Review the listing and copy each line that holds the word "this".

Stored data entries
== == ==

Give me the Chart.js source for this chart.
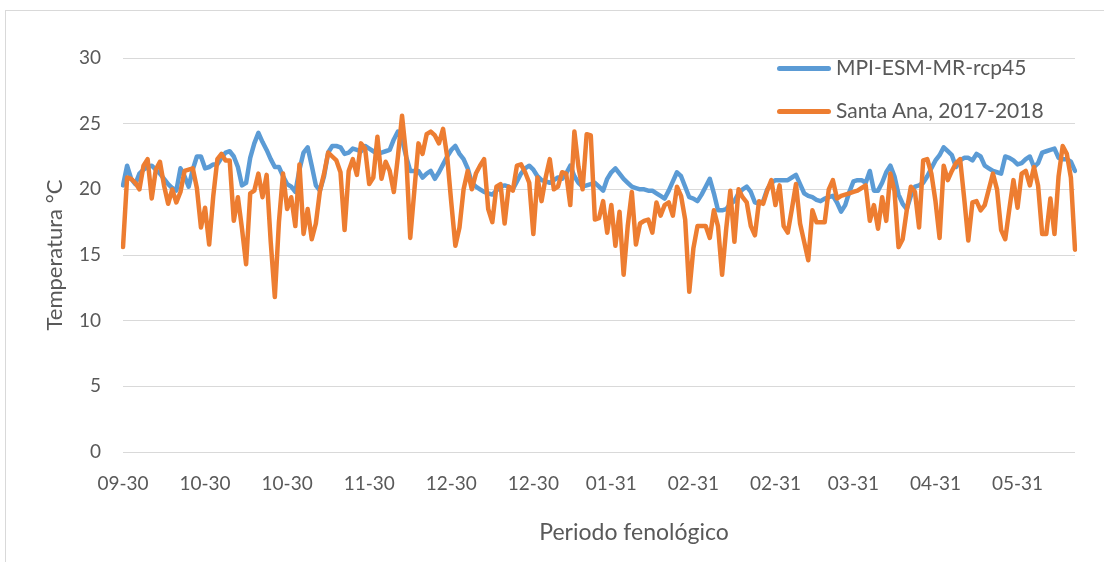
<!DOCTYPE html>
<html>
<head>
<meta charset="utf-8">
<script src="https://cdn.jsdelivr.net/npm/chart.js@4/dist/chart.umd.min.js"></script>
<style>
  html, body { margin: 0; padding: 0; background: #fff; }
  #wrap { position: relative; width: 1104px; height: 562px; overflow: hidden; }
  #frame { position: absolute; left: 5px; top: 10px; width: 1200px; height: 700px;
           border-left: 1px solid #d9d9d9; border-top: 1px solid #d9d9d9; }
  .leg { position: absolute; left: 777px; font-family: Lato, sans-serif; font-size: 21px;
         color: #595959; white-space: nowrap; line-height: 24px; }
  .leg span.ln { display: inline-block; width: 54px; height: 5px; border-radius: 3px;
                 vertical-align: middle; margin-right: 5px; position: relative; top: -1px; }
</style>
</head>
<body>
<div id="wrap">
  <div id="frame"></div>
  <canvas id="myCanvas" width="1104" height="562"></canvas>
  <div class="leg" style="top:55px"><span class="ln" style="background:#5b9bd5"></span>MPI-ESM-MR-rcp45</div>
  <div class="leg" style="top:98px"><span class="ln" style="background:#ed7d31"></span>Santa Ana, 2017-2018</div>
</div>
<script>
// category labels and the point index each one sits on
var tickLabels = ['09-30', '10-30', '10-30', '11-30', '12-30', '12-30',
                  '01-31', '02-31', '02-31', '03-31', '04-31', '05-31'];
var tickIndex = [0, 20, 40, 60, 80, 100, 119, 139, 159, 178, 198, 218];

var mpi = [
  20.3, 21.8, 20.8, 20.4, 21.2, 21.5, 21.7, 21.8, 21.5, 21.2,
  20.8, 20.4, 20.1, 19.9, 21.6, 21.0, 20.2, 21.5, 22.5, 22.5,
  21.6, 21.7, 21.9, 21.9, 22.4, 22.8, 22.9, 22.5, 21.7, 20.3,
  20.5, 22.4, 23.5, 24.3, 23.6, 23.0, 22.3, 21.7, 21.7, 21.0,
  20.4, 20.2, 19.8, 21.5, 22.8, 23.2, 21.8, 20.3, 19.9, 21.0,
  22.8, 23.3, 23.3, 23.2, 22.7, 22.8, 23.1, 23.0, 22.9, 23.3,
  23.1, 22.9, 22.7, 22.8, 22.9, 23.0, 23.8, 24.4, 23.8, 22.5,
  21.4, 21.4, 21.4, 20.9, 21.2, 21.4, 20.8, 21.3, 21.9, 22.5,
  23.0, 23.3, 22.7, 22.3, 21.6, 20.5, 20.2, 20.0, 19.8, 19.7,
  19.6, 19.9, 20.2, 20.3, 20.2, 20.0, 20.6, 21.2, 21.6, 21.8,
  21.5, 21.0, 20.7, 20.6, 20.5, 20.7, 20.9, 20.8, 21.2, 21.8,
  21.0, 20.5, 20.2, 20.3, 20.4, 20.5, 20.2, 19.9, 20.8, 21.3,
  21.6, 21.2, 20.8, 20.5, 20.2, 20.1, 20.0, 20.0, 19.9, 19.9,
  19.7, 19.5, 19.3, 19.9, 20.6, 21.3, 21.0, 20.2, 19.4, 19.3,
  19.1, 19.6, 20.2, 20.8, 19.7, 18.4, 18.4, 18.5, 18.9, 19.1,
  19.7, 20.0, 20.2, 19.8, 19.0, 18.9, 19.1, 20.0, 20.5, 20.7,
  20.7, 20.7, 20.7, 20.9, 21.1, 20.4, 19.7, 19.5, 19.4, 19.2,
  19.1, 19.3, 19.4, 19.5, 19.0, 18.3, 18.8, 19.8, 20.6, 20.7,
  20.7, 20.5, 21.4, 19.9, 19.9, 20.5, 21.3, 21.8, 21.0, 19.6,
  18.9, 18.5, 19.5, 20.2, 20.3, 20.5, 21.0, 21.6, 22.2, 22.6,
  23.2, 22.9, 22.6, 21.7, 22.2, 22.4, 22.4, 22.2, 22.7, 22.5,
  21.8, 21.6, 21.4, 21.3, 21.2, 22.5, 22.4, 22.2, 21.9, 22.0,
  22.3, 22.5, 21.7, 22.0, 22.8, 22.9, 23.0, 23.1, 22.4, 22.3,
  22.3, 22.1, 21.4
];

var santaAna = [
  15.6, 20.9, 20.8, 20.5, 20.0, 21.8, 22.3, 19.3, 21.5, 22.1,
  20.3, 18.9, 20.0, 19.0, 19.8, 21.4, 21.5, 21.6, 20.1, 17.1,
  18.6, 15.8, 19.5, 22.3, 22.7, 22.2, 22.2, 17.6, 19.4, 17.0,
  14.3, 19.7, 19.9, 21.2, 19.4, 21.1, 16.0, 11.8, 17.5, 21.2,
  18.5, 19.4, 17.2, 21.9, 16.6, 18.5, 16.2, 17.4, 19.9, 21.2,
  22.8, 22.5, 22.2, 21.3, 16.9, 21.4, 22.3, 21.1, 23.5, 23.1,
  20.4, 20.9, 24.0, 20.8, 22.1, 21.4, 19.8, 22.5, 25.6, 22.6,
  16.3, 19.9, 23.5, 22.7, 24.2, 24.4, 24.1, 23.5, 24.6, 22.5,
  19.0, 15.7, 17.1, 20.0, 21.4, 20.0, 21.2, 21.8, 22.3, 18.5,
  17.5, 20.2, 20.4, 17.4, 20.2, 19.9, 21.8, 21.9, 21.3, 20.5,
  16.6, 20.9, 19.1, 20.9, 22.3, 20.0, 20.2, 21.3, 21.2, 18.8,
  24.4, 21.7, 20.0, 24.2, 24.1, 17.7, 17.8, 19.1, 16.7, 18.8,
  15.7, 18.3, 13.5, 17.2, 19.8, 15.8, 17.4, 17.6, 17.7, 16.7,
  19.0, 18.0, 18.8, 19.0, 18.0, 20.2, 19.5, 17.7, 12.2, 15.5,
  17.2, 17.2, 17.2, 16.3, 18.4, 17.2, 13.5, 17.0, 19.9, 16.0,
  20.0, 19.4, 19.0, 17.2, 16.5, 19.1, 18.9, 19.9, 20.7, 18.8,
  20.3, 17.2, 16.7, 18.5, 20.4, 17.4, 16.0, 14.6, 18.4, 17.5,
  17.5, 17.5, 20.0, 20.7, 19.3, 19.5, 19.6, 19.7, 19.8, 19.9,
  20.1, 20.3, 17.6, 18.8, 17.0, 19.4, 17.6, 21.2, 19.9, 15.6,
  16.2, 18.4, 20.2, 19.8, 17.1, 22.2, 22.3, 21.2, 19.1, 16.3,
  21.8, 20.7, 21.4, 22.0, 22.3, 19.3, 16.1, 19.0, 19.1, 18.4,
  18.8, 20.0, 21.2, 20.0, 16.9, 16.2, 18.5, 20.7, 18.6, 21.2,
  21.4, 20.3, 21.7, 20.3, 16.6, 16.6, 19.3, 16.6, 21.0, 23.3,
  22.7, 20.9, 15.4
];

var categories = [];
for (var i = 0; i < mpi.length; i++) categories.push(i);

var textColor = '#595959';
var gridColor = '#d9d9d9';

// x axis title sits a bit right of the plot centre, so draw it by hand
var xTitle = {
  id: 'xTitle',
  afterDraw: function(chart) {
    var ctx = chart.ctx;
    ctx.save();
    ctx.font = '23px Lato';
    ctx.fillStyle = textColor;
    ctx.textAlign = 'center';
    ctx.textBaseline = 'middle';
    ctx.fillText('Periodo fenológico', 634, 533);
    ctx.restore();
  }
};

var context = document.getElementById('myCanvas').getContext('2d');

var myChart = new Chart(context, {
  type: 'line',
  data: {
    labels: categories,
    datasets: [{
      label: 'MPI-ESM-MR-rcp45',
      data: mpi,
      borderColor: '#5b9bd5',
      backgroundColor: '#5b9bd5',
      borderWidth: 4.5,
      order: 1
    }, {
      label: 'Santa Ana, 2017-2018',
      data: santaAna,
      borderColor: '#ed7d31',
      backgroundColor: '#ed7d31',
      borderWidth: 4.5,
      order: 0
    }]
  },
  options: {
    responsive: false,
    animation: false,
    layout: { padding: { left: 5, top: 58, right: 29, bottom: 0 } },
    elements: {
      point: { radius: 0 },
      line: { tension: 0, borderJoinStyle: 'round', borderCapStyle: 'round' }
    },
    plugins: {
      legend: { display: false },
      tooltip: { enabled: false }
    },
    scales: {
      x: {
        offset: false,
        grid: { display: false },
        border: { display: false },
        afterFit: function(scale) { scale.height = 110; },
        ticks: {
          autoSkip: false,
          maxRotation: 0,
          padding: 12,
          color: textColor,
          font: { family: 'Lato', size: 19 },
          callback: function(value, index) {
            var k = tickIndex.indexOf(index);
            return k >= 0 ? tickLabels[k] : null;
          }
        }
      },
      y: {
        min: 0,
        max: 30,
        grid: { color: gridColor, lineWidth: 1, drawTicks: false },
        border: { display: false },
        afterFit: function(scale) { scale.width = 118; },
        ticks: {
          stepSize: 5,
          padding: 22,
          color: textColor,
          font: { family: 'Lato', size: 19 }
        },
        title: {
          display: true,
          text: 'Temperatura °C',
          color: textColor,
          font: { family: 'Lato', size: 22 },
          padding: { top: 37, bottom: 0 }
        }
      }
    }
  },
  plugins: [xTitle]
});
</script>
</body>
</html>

== == ==

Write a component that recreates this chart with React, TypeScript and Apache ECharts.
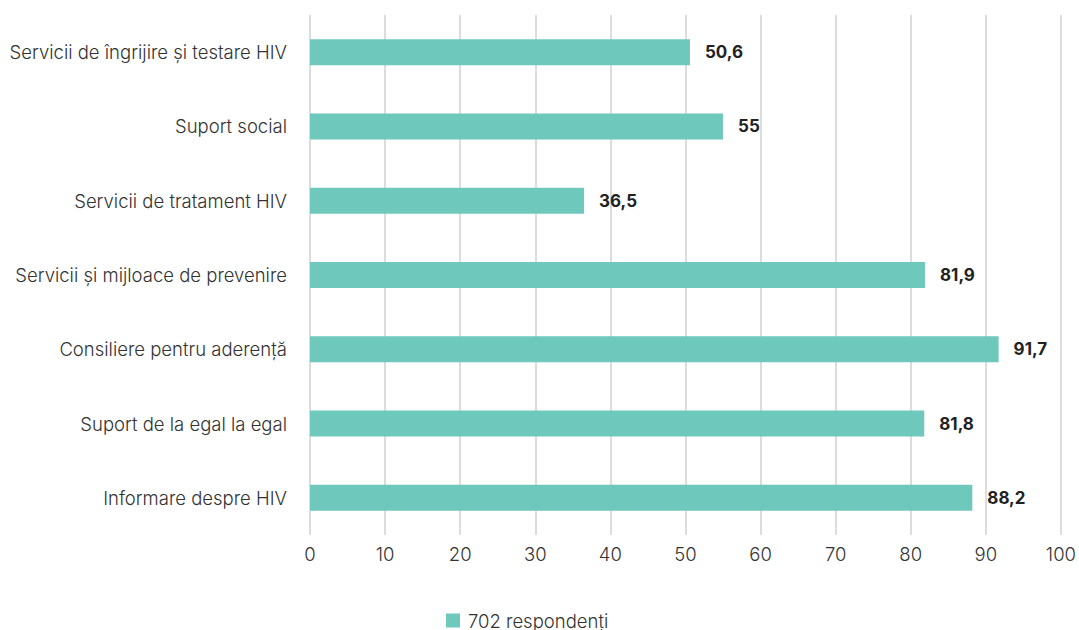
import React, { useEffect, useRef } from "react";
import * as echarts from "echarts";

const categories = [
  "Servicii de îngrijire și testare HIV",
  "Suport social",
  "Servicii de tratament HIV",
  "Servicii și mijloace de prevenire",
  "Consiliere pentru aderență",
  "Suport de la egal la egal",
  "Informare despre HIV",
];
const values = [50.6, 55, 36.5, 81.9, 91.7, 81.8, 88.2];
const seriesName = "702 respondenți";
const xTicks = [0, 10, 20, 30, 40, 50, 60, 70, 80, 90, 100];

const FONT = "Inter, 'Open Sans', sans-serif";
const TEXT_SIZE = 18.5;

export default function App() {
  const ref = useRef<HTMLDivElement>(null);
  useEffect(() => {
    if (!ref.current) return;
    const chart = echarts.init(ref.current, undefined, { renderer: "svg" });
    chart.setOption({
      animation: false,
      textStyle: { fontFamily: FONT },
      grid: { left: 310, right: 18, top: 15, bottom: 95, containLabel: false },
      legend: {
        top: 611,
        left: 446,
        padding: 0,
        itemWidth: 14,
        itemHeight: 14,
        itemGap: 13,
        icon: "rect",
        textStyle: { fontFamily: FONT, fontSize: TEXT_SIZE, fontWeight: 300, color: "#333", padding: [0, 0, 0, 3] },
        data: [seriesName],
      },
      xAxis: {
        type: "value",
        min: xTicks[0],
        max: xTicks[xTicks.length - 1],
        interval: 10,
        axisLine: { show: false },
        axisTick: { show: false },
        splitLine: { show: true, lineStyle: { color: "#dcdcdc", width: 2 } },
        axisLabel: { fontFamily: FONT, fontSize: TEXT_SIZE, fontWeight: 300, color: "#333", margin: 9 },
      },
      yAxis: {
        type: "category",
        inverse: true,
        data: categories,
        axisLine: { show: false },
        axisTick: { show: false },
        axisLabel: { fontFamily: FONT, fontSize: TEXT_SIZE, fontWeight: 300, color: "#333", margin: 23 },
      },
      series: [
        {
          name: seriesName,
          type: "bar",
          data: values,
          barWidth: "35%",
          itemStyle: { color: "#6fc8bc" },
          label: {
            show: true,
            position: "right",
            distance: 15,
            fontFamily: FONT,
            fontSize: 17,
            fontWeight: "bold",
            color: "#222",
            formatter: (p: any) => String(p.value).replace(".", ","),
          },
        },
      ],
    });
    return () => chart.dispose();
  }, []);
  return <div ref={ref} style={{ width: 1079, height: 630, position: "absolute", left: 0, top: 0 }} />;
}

== == ==

**SOLVED PROBLEM**
Give me the Chart.js source for this chart.
Write a component that recreates this chart with React, TypeScript and Apache ECharts.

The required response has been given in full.